Each line from the top of the listing through the one holding "import * as" should be restated word for word, with nothing added and no pictures.

[DATA SECTION start]

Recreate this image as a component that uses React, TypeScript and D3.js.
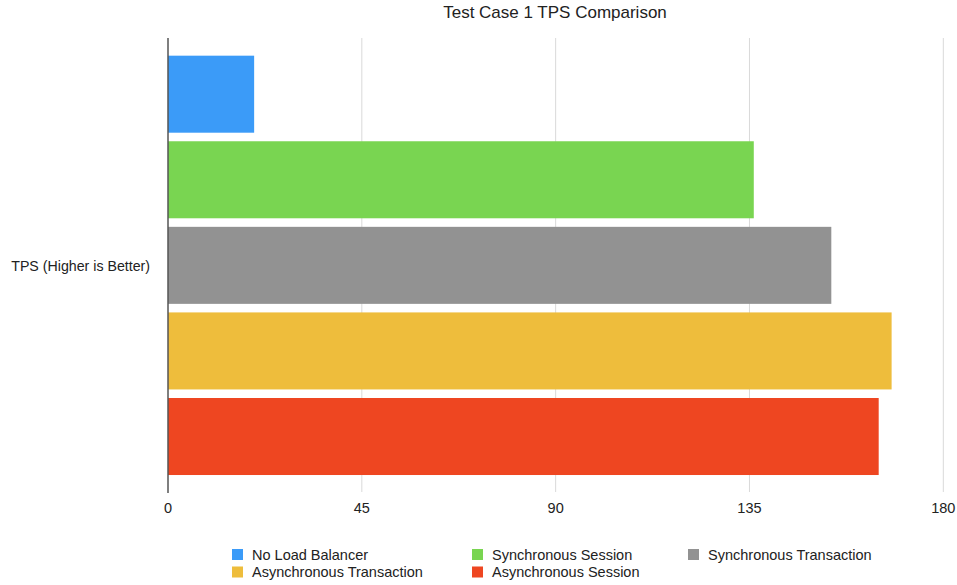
import React, { useEffect, useRef } from "react";
import * as d3 from "d3";

// Chart data
const series: string[] = [
  "No Load Balancer",
  "Synchronous Session",
  "Synchronous Transaction",
  "Asynchronous Transaction",
  "Asynchronous Session",
];
const tpsValues: number[] = [20, 136, 154, 168, 165];
const seriesColors: string[] = ["#3B9BF8", "#79D551", "#929292", "#EEBD3C", "#EE4621"];
const xTicks: number[] = [0, 45, 90, 135, 180];
const categoryLabel = "TPS (Higher is Better)";
const chartTitle = "Test Case 1 TPS Comparison";

// Legend layout order (two rows, three columns)
const legendOrder: number[] = [0, 1, 2, 3, 4];

const W = 957;
const H = 585;
const FONT = "'Liberation Sans', Arial, Helvetica, sans-serif";

export default function App() {
  const ref = useRef<SVGSVGElement | null>(null);

  useEffect(() => {
    const svg = d3.select(ref.current);
    svg.selectAll("*").remove();

    const x = d3.scaleLinear().domain([0, 180]).range([168, 943.3]);
    const y = d3
      .scaleBand<string>()
      .domain(series)
      .range([51.4, 479.3])
      .paddingInner(0.1)
      .paddingOuter(0.05);

    const plotTop = 38;
    const plotBottom = 492;

    // Title
    svg
      .append("text")
      .attr("x", 555)
      .attr("y", 18)
      .attr("text-anchor", "middle")
      .attr("font-family", FONT)
      .attr("font-size", 17)
      .attr("fill", "#222")
      .text(chartTitle);

    // Vertical gridlines
    svg
      .append("g")
      .selectAll("line")
      .data(xTicks.filter((t) => t !== 0))
      .join("line")
      .attr("x1", (d) => x(d))
      .attr("x2", (d) => x(d))
      .attr("y1", plotTop)
      .attr("y2", plotBottom)
      .attr("stroke", "#d9d9d9")
      .attr("stroke-width", 1);

    // Bars
    svg
      .append("g")
      .selectAll("rect")
      .data(series)
      .join("rect")
      .attr("x", x(0))
      .attr("y", (d) => y(d) as number)
      .attr("width", (d, i) => x(tpsValues[i]) - x(0))
      .attr("height", y.bandwidth())
      .attr("fill", (d, i) => seriesColors[i]);

    // Value axis baseline
    svg
      .append("line")
      .attr("x1", x(0))
      .attr("x2", x(0))
      .attr("y1", plotTop)
      .attr("y2", plotBottom + 1)
      .attr("stroke", "#555")
      .attr("stroke-width", 1.5);

    // Tick labels
    svg
      .append("g")
      .selectAll("text")
      .data(xTicks)
      .join("text")
      .attr("x", (d) => x(d))
      .attr("y", 512.5)
      .attr("text-anchor", "middle")
      .attr("font-family", FONT)
      .attr("font-size", 14.5)
      .attr("fill", "#222")
      .text((d) => String(d));

    // Category label
    svg
      .append("text")
      .attr("x", 150)
      .attr("y", 271)
      .attr("text-anchor", "end")
      .attr("font-family", FONT)
      .attr("font-size", 14.2)
      .attr("fill", "#222")
      .text(categoryLabel);

    // Legend
    const colX = [232, 472, 688];
    const rowY = [549, 566.5];
    const legend = svg.append("g");
    legendOrder.forEach((si, k) => {
      const col = k % 3;
      const row = Math.floor(k / 3);
      const g = legend.append("g").attr("transform", `translate(${colX[col]},${rowY[row]})`);
      g.append("rect")
        .attr("width", 11)
        .attr("height", 11)
        .attr("fill", seriesColors[si]);
      g.append("text")
        .attr("x", 20)
        .attr("y", 10.5)
        .attr("font-family", FONT)
        .attr("font-size", 14.5)
        .attr("fill", "#222")
        .text(series[si]);
    });
  }, []);

  return (
    <svg
      ref={ref}
      width={W}
      height={H}
      style={{ position: "absolute", left: 0, top: 0, background: "#fff" }}
    />
  );
}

[DATA SECTION end]

SOLUTION TO THE EXERCISE:
Recreate this image as a component that uses React, TypeScript and D3.js.
import React, { useEffect, useRef } from "react";
import * as d3 from "d3";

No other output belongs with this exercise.